■ **Prompt**
From the first line of the listing below to the line with "1600, 1270, 960, 540, 260, 165, 150, 110, 15, 5, 10]", print each line exactly, and nothing more. Leave out the pictures.

■ **Dataset section**
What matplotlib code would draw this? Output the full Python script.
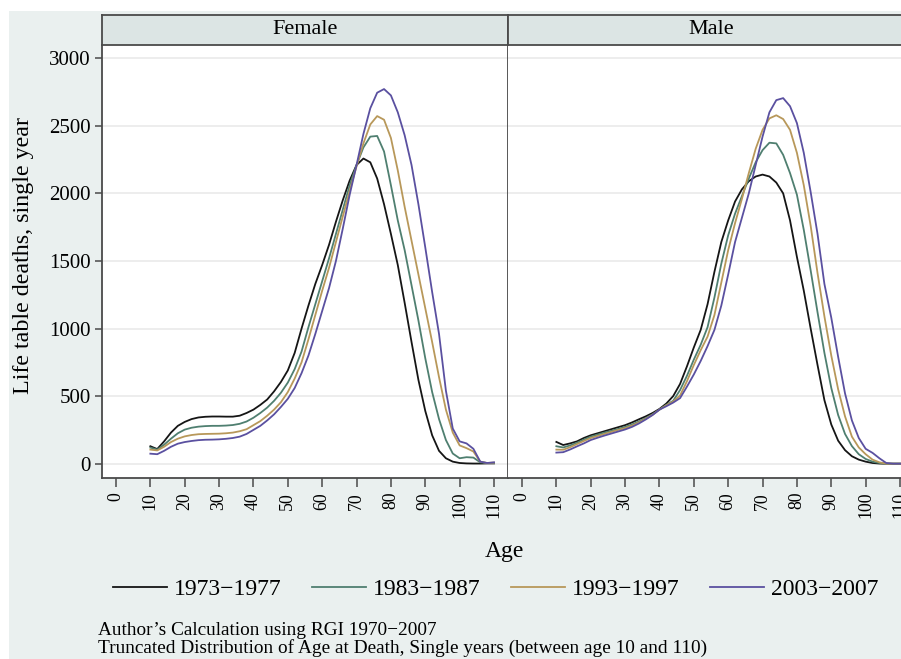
import matplotlib
matplotlib.use('Agg')
import matplotlib.pyplot as plt
from matplotlib.patches import Rectangle

plt.rcParams['font.family'] = ['Liberation Serif', 'DejaVu Serif']

# ages 10..110 every 2 years
ages = list(range(10, 111, 2))
periods = ['1973\u22121977', '1983\u22121987', '1993\u22121997', '2003\u22122007']
colors = ['#151515', '#4f7f70', '#b8985a', '#5a50a0']

female_1973 = [129, 108, 165, 230, 280, 309, 330, 342, 347, 349, 349, 348, 348, 355, 375, 400, 435, 475, 535, 605,
               690, 820, 1000, 1170, 1330, 1470, 1620, 1790, 1950, 2095, 2210, 2258, 2230, 2110, 1920, 1700, 1470, 1190, 900, 620,
               390, 210, 95, 40, 15, 5, 2, 1, 1, 2, 2]
female_1983 = [119, 104, 140, 185, 225, 252, 266, 274, 278, 280, 280, 282, 286, 295, 312, 340, 375, 415, 465, 525,
               600, 700, 830, 1010, 1180, 1350, 1520, 1700, 1880, 2060, 2210, 2340, 2420, 2425, 2310, 2060, 1800, 1580, 1320, 1060,
               780, 530, 330, 175, 75, 40, 48, 45, 10, 5, 5]
female_1993 = [104, 98, 125, 160, 185, 202, 212, 218, 220, 221, 222, 225, 230, 240, 255, 285, 315, 355, 400, 455,
               530, 630, 750, 920, 1100, 1280, 1450, 1640, 1830, 2020, 2200, 2370, 2510, 2572, 2545, 2410, 2170, 1900, 1650, 1400,
               1150, 900, 640, 400, 230, 135, 115, 90, 15, 5, 8]
female_2003 = [74, 70, 95, 125, 148, 160, 168, 174, 177, 178, 180, 184, 190, 200, 220, 250, 280, 320, 365, 420,
               480, 560, 670, 800, 960, 1130, 1300, 1500, 1740, 1990, 2210, 2440, 2630, 2745, 2772, 2725, 2600, 2430, 2210, 1920,
               1600, 1270, 960, 540, 260, 165, 150, 110, 15, 5, 10]

male_1973 = [161, 138, 150, 165, 190, 210, 225, 240, 255, 270, 285, 305, 328, 350, 375, 405, 445, 500, 590, 720,
             860, 990, 1180, 1420, 1640, 1800, 1940, 2030, 2090, 2125, 2139, 2125, 2080, 2000, 1800, 1530, 1280, 1000, 730, 470,
             290, 170, 100, 55, 30, 15, 5, 1, 0, 0, 0]
male_1983 = [129, 120, 135, 155, 178, 200, 215, 230, 243, 257, 272, 290, 312, 337, 365, 400, 435, 465, 545, 650,
             770, 880, 1010, 1230, 1480, 1690, 1850, 1980, 2110, 2230, 2320, 2375, 2370, 2285, 2150, 1990, 1730, 1430, 1120, 820,
             560, 360, 220, 130, 70, 35, 15, 5, 0, 0, 0]
male_1993 = [104, 103, 122, 145, 168, 190, 205, 220, 235, 250, 263, 282, 305, 332, 362, 400, 432, 460, 505, 610,
             730, 840, 940, 1100, 1340, 1580, 1780, 1960, 2150, 2330, 2470, 2555, 2578, 2550, 2470, 2300, 2060, 1760, 1410, 1090,
             800, 550, 350, 200, 120, 70, 30, 10, 0, 0, 0]
male_2003 = [82, 85, 105, 128, 150, 175, 192, 208, 223, 238, 253, 272, 297, 327, 360, 400, 425, 452, 485, 570,
             660, 760, 870, 990, 1170, 1400, 1640, 1820, 2000, 2210, 2420, 2600, 2690, 2705, 2645, 2520, 2300, 2010, 1700, 1330,
             1080, 790, 520, 320, 190, 110, 80, 40, 5, 0, 0]

panels = {'Female': [female_1973, female_1983, female_1993, female_2003],
          'Male': [male_1973, male_1983, male_1993, male_2003]}

W, H = 901, 659
fig = plt.figure(figsize=(W / 100, H / 100), dpi=100, facecolor='white')
fig.patches.append(Rectangle((9 / W, 0), 1, 1 - 11 / H, transform=fig.transFigure,
                             facecolor='#eaf0ef', edgecolor='none', zorder=-10))

edge = '#4a4a4a'
lefts = [102, 508]
pw = 406
top, bottom = 45, 478
for i, (name, series) in enumerate(panels.items()):
    x0 = lefts[i]
    ax = fig.add_axes([x0 / W, 1 - bottom / H, pw / W, (bottom - top) / H])
    ax.set_facecolor('white')
    for vals, lab, c in zip(series, periods, colors):
        ax.plot(ages, vals, color=c, lw=1.3, label=lab, solid_joinstyle='round')
    ax.set_xlim(-4.07, 114.07)
    ax.set_ylim(-106, 3098)
    ax.set_xticks(range(0, 111, 10))
    ax.set_yticks(range(0, 3001, 500))
    ax.yaxis.grid(True, color='#ececec', lw=1.3)
    ax.set_axisbelow(True)
    ax.tick_params(axis='x', length=6.5, width=1.1, color=edge, labelsize=12.8, pad=3.5, labelrotation=90)
    ax.tick_params(axis='y', length=5, width=1.1, color=edge, labelsize=15, pad=3)
    for s in ax.spines.values():
        s.set_color(edge)
        s.set_linewidth(1.3)
    ax.spines['top'].set_visible(False)
    if i == 0:
        ax1 = ax
    else:
        ax.spines['left'].set_visible(False)
        ax.spines['right'].set_visible(False)
        ax.tick_params(axis='y', left=False, labelleft=False)

    sx = fig.add_axes([x0 / W, 1 - top / H, pw / W, 30 / H])
    sx.set_facecolor('#dce5e4')
    sx.set_xticks([])
    sx.set_yticks([])
    for s in sx.spines.values():
        s.set_color(edge)
        s.set_linewidth(1.3)
    sx.text(0.5, 0.5, name, transform=sx.transAxes, ha='center', va='center', fontsize=16)

fig.text(24 / W, 1 - 255 / H, 'Life table deaths, single year', rotation=90,
         ha='center', va='center', fontsize=17.3)
fig.text(504 / W, 1 - 557 / H, 'Age', ha='center', va='baseline', fontsize=17)

handles, labels = ax1.get_legend_handles_labels()
fig.legend(handles, labels, loc='center', bbox_to_anchor=(495.5 / W, 1 - 589 / H), ncol=4,
           frameon=False, fontsize=17, handlelength=2.3, handletextpad=0.3, columnspacing=1.27)

fig.text(98 / W, 1 - 635 / H, 'Author\u2019s Calculation using RGI 1970\u22122007', fontsize=13.9, va='baseline')
fig.text(98 / W, 1 - 652.5 / H, 'Truncated Distribution of Age at Death, Single years (between age 10 and 110)',
         fontsize=13.9, va='baseline')

fig.savefig('out.png', dpi=100, facecolor=fig.get_facecolor())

■ **Response**
What matplotlib code would draw this? Output the full Python script.
import matplotlib
matplotlib.use('Agg')
import matplotlib.pyplot as plt
from matplotlib.patches import Rectangle

plt.rcParams['font.family'] = ['Liberation Serif', 'DejaVu Serif']

# ages 10..110 every 2 years
ages = list(range(10, 111, 2))
periods = ['1973\u22121977', '1983\u22121987', '1993\u22121997', '2003\u22122007']
colors = ['#151515', '#4f7f70', '#b8985a', '#5a50a0']

female_1973 = [129, 108, 165, 230, 280, 309, 330, 342, 347, 349, 349, 348, 348, 355, 375, 400, 435, 475, 535, 605,
               690, 820, 1000, 1170, 1330, 1470, 1620, 1790, 1950, 2095, 2210, 2258, 2230, 2110, 1920, 1700, 1470, 1190, 900, 620,
               390, 210, 95, 40, 15, 5, 2, 1, 1, 2, 2]
female_1983 = [119, 104, 140, 185, 225, 252, 266, 274, 278, 280, 280, 282, 286, 295, 312, 340, 375, 415, 465, 525,
               600, 700, 830, 1010, 1180, 1350, 1520, 1700, 1880, 2060, 2210, 2340, 2420, 2425, 2310, 2060, 1800, 1580, 1320, 1060,
               780, 530, 330, 175, 75, 40, 48, 45, 10, 5, 5]
female_1993 = [104, 98, 125, 160, 185, 202, 212, 218, 220, 221, 222, 225, 230, 240, 255, 285, 315, 355, 400, 455,
               530, 630, 750, 920, 1100, 1280, 1450, 1640, 1830, 2020, 2200, 2370, 2510, 2572, 2545, 2410, 2170, 1900, 1650, 1400,
               1150, 900, 640, 400, 230, 135, 115, 90, 15, 5, 8]
female_2003 = [74, 70, 95, 125, 148, 160, 168, 174, 177, 178, 180, 184, 190, 200, 220, 250, 280, 320, 365, 420,
               480, 560, 670, 800, 960, 1130, 1300, 1500, 1740, 1990, 2210, 2440, 2630, 2745, 2772, 2725, 2600, 2430, 2210, 1920,
               1600, 1270, 960, 540, 260, 165, 150, 110, 15, 5, 10]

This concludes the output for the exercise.